Demek iman-ı billah, kat'iyyetiyle ve hadsiz hüccetleriyle "ve bikütübihi ve rusülihi" yani peygamberlere ve mukaddes kitablara imanı isbat eder.
Hem hiçbir cihet-i imkânı var mı ve hiç akıl kabul eder mi ki; bütün masnuatıyla kendini tanıttırana ve sevdirene ve teşekküratı fiilen ve halen isteyene mukabil; kâinatı velveleye veren hakikat-ı Kur'aniye ile zülcelal o san'atkârı ekmel bir tarzda tanıyıp ve tanıttırıp ve sevip ve sevdirip ve teşekkür edip ve ettirip ve "Sübhanallah" "Elhamdülillah" "Allahü Ekber"ler ile küre-i arzı semavata işittirecek derecede konuşturup ve kara ve denizleri cezbeye getirecek bir vaziyetle, bin üçyüz sene zarfında nev'-i beşerin kemmiyeten beşten birisini ve keyfiyeten ve insaniyeten yarısını arkasına alıp o Hâlık'ın bütün tezahür-ü rububiyetine geniş ve küllî bir ubudiyetle mukabele eden ve bütün makasıd-ı İlahiyesine karşı Kur'anın sureleriyle kâinata ve asırlara bağıran, ders veren, dellâllık eden ve nev'-i insanın şerefini ve kıymetini ve vazifesini gösteren ve bin mu'cizatıyla tasdik edilen Muhammed Aleyhissalâtü Vesselâm, en müntehab mahluku ve en mükemmel elçisi ve en büyük resulü olmasın? Hâşâ ve kellâ! Yüzbin defa hâşâ!
Demek "Eşhedü en Lâ ilahe illallah" hakikatı, bütün hüccetleriyle "Eşhedü enne Muhammederresulullah" hakikatını isbat eder.

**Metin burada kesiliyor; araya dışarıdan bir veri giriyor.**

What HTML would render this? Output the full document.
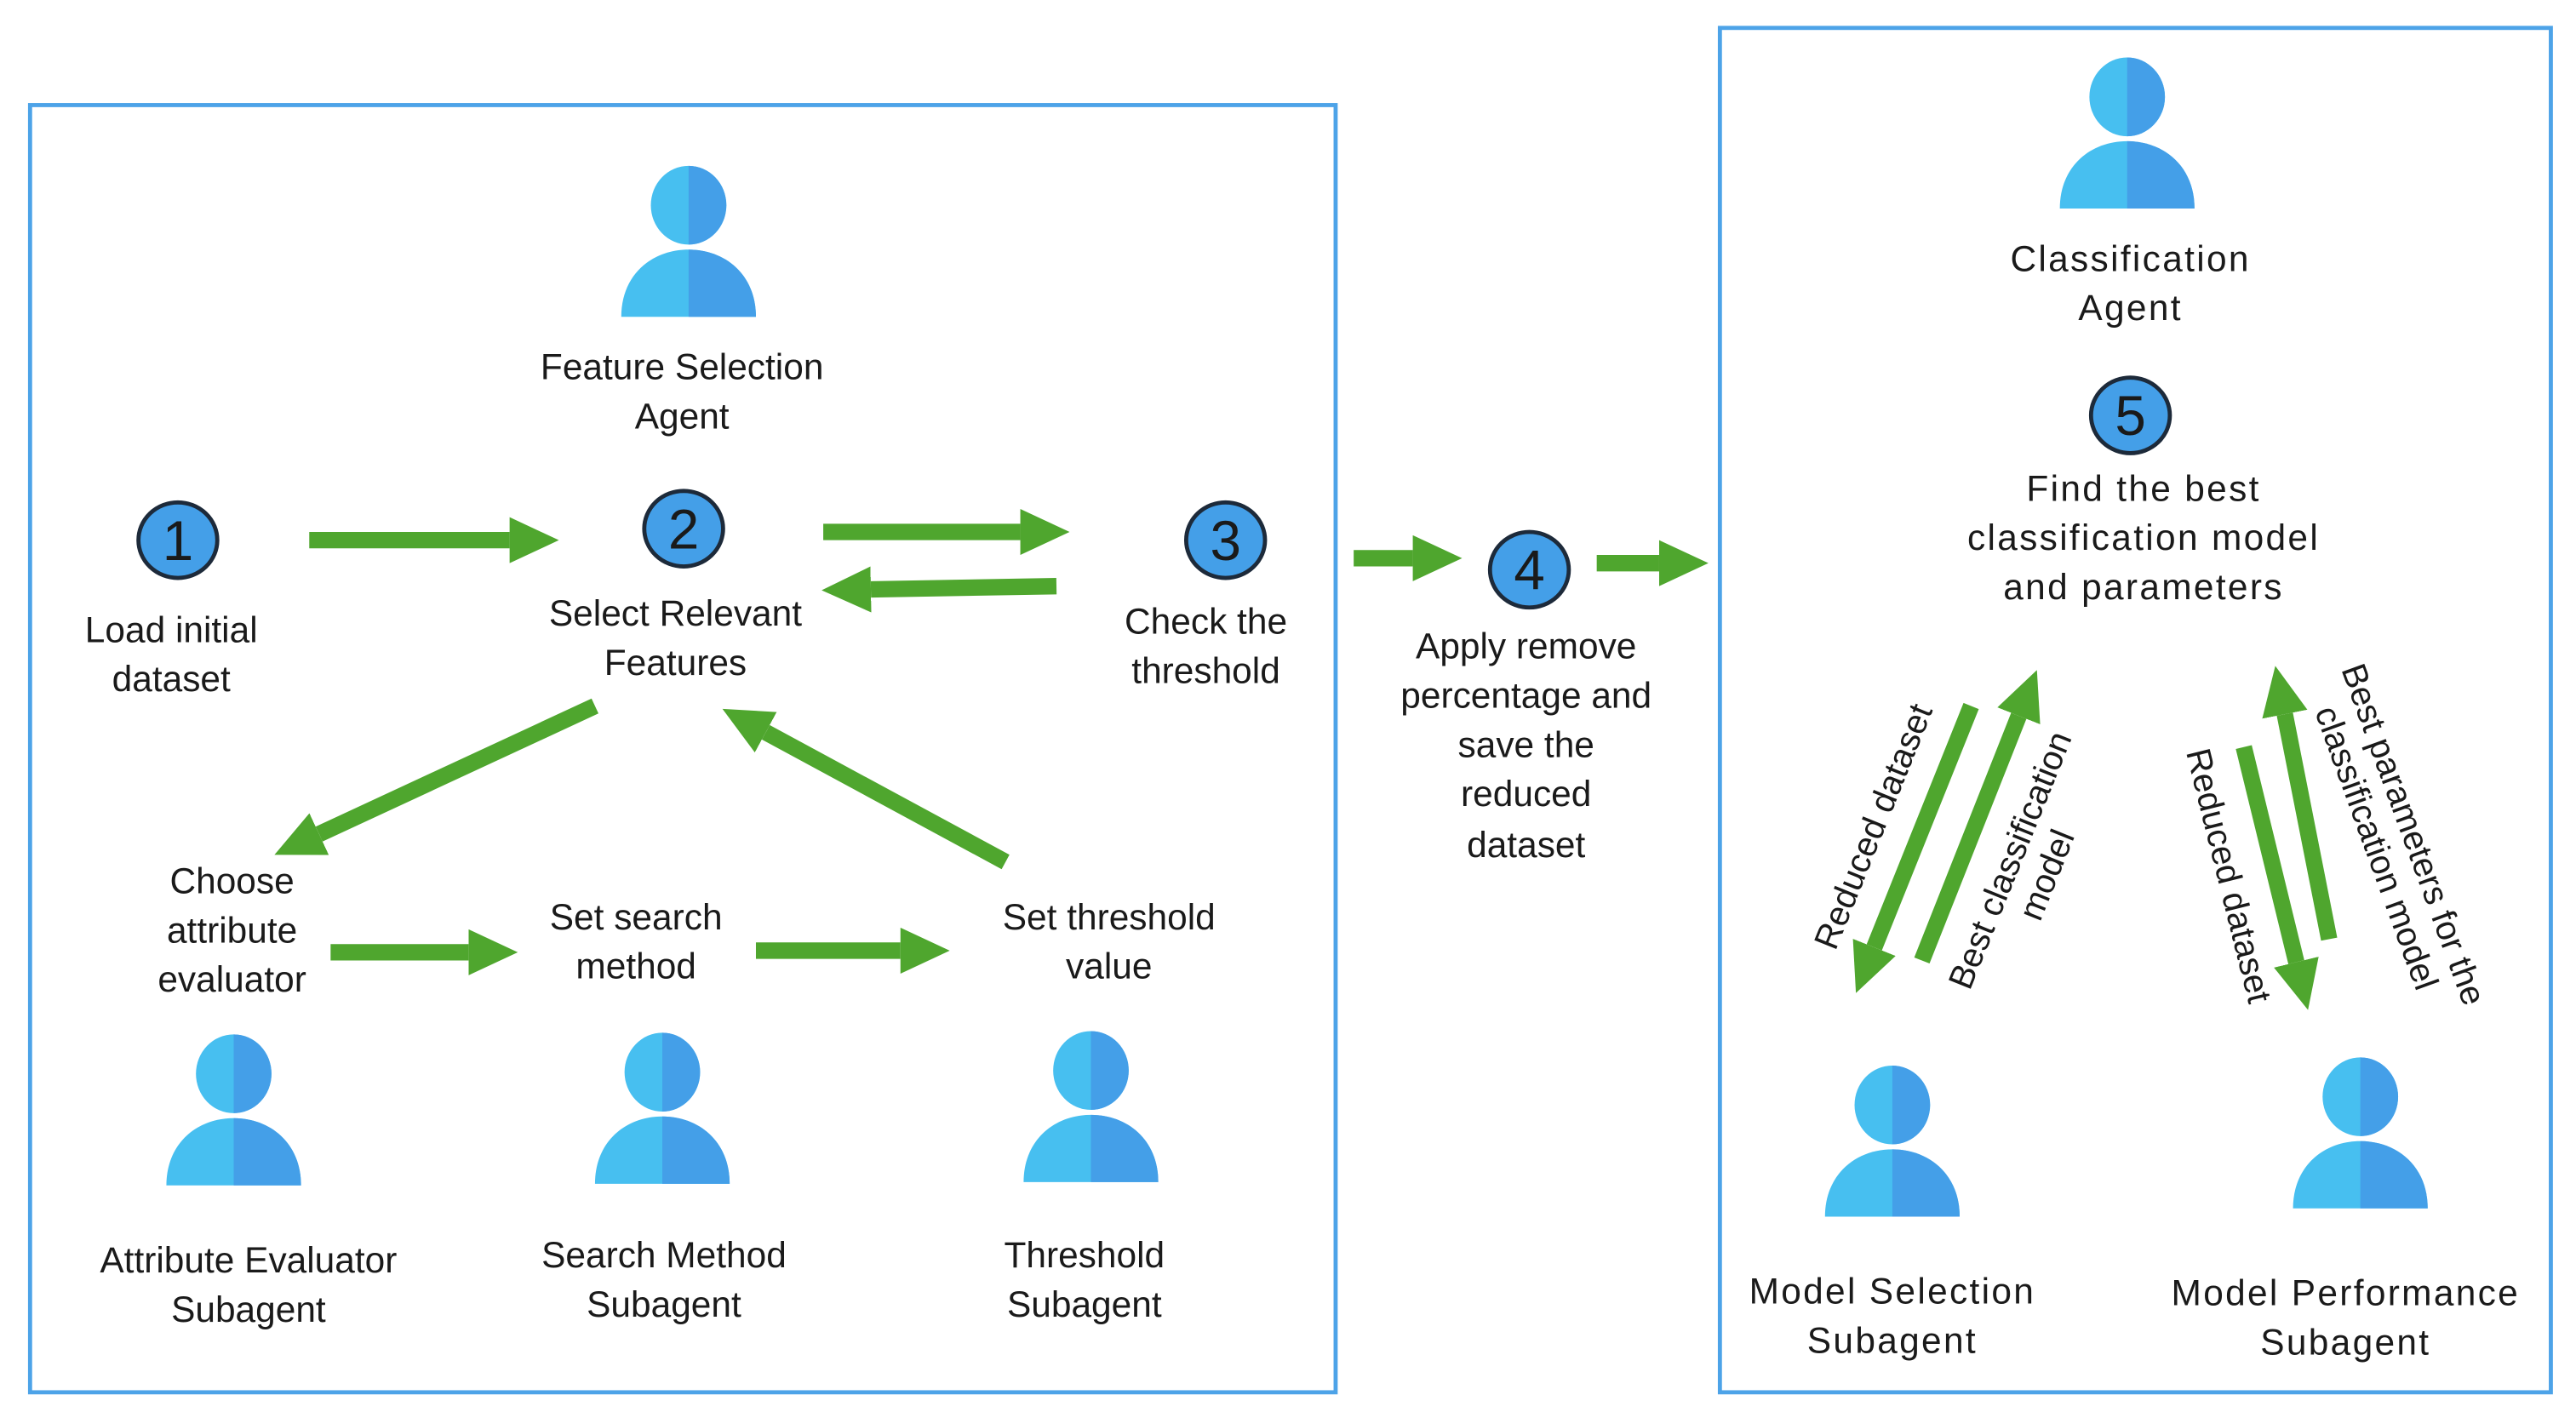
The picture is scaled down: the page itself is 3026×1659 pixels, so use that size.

Hem hiç imkân var mı ki; bu kâinatın Sâni'i, mahlukatını yüzbin diller ile birbiriyle konuştursun ve onların konuşmalarını işitsin ve bilsin ve kendisi konuşmasın? Hâşâ!
Hem hiç akıl kabul eder mi ki; kâinattaki makasıd-ı İlahiyesini bir ferman ile bildirmesin? Ve muammasını açacak ve mahlukat ne yerden geliyorlar ve ne yere gidecekler ve ne için böyle kafile kafile arkasında buraya gelip bir parça durup geçiyorlar, diye üç dehşetli sual-i umumîye hakikî cevab verecek Kur'an gibi bir kitabı göndermesin? Hâşâ!